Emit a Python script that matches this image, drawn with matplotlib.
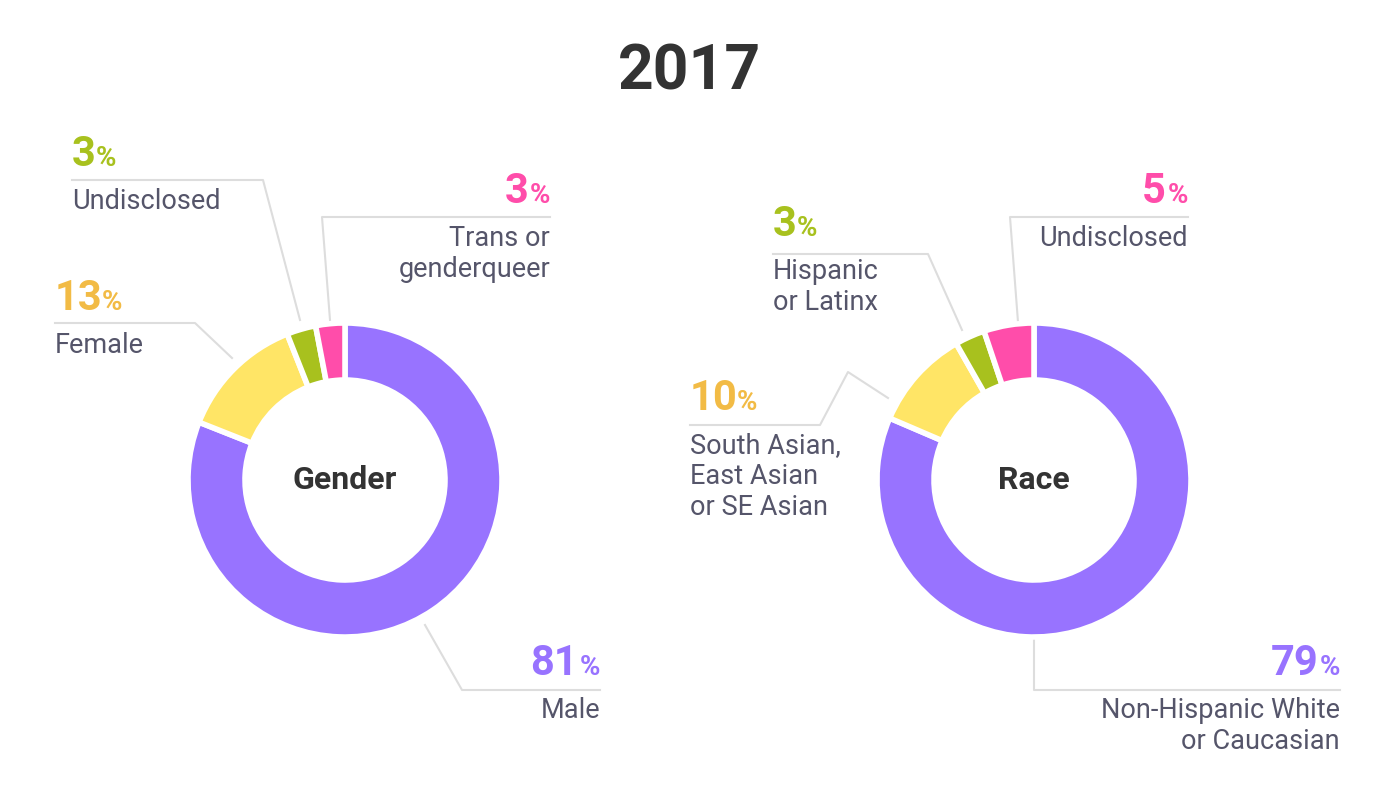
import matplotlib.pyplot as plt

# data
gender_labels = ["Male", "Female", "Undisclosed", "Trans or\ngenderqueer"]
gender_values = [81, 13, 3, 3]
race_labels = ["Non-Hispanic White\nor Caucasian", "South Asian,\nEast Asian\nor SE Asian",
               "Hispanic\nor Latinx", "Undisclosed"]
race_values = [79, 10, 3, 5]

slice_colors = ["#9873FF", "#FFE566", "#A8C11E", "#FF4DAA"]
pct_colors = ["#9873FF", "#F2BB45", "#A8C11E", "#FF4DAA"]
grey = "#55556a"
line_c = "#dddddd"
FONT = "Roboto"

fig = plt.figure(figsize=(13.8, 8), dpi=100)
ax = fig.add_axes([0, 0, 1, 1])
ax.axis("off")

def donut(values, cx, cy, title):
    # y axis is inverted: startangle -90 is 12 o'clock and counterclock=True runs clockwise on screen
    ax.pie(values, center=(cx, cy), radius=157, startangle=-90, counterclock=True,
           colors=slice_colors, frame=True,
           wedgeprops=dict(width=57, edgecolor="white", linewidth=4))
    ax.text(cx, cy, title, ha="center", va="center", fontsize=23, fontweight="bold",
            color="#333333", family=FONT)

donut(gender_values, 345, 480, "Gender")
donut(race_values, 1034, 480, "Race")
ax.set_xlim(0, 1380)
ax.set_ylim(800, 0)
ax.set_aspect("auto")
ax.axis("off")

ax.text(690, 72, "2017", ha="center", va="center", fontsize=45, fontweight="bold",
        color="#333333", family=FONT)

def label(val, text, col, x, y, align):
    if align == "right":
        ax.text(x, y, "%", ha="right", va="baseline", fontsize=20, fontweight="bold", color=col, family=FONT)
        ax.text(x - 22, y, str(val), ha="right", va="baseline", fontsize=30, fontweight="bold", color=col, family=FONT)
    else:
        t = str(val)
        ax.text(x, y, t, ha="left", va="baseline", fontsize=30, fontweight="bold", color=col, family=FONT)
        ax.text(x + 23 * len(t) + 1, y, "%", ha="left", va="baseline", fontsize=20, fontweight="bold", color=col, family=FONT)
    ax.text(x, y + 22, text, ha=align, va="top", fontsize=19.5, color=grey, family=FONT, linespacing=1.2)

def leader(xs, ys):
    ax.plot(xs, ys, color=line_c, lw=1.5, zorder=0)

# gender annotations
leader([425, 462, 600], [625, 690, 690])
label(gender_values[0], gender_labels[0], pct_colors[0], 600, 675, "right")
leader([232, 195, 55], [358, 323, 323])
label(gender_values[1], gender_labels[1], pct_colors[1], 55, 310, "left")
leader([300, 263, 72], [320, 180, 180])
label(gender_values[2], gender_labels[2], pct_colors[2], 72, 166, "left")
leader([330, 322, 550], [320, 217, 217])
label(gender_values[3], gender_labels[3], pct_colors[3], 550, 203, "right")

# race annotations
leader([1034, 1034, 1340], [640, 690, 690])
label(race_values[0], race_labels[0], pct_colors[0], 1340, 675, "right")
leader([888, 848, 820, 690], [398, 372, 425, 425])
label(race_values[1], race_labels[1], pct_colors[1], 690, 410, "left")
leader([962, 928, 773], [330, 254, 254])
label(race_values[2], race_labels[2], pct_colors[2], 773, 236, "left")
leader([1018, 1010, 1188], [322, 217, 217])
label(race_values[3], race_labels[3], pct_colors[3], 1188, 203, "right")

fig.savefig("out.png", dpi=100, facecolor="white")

****************

> _WHAT IS REQUIRED_
Output an exact copy of the material, with the pictures removed.

> _RESPONSE BELOW_
Emit a Python script that matches this image, drawn with matplotlib.
import matplotlib.pyplot as plt

# data
gender_labels = ["Male", "Female", "Undisclosed", "Trans or\ngenderqueer"]
gender_values = [81, 13, 3, 3]
race_labels = ["Non-Hispanic White\nor Caucasian", "South Asian,\nEast Asian\nor SE Asian",
               "Hispanic\nor Latinx", "Undisclosed"]
race_values = [79, 10, 3, 5]

slice_colors = ["#9873FF", "#FFE566", "#A8C11E", "#FF4DAA"]
pct_colors = ["#9873FF", "#F2BB45", "#A8C11E", "#FF4DAA"]
grey = "#55556a"
line_c = "#dddddd"
FONT = "Roboto"

fig = plt.figure(figsize=(13.8, 8), dpi=100)
ax = fig.add_axes([0, 0, 1, 1])
ax.axis("off")

def donut(values, cx, cy, title):
    # y axis is inverted: startangle -90 is 12 o'clock and counterclock=True runs clockwise on screen
    ax.pie(values, center=(cx, cy), radius=157, startangle=-90, counterclock=True,
           colors=slice_colors, frame=True,
           wedgeprops=dict(width=57, edgecolor="white", linewidth=4))
    ax.text(cx, cy, title, ha="center", va="center", fontsize=23, fontweight="bold",
            color="#333333", family=FONT)

donut(gender_values, 345, 480, "Gender")
donut(race_values, 1034, 480, "Race")
ax.set_xlim(0, 1380)
ax.set_ylim(800, 0)
ax.set_aspect("auto")
ax.axis("off")

ax.text(690, 72, "2017", ha="center", va="center", fontsize=45, fontweight="bold",
        color="#333333", family=FONT)

def label(val, text, col, x, y, align):
    if align == "right":
        ax.text(x, y, "%", ha="right", va="baseline", fontsize=20, fontweight="bold", color=col, family=FONT)
        ax.text(x - 22, y, str(val), ha="right", va="baseline", fontsize=30, fontweight="bold", color=col, family=FONT)
    else:
        t = str(val)
        ax.text(x, y, t, ha="left", va="baseline", fontsize=30, fontweight="bold", color=col, family=FONT)
        ax.text(x + 23 * len(t) + 1, y, "%", ha="left", va="baseline", fontsize=20, fontweight="bold", color=col, family=FONT)
    ax.text(x, y + 22, text, ha=align, va="top", fontsize=19.5, color=grey, family=FONT, linespacing=1.2)

def leader(xs, ys):
    ax.plot(xs, ys, color=line_c, lw=1.5, zorder=0)

# gender annotations
leader([425, 462, 600], [625, 690, 690])
label(gender_values[0], gender_labels[0], pct_colors[0], 600, 675, "right")
leader([232, 195, 55], [358, 323, 323])
label(gender_values[1], gender_labels[1], pct_colors[1], 55, 310, "left")
leader([300, 263, 72], [320, 180, 180])
label(gender_values[2], gender_labels[2], pct_colors[2], 72, 166, "left")
leader([330, 322, 550], [320, 217, 217])
label(gender_values[3], gender_labels[3], pct_colors[3], 550, 203, "right")

# race annotations
leader([1034, 1034, 1340], [640, 690, 690])
label(race_values[0], race_labels[0], pct_colors[0], 1340, 675, "right")
leader([888, 848, 820, 690], [398, 372, 425, 425])
label(race_values[1], race_labels[1], pct_colors[1], 690, 410, "left")
leader([962, 928, 773], [330, 254, 254])
label(race_values[2], race_labels[2], pct_colors[2], 773, 236, "left")
leader([1018, 1010, 1188], [322, 217, 217])
label(race_values[3], race_labels[3], pct_colors[3], 1188, 203, "right")

fig.savefig("out.png", dpi=100, facecolor="white")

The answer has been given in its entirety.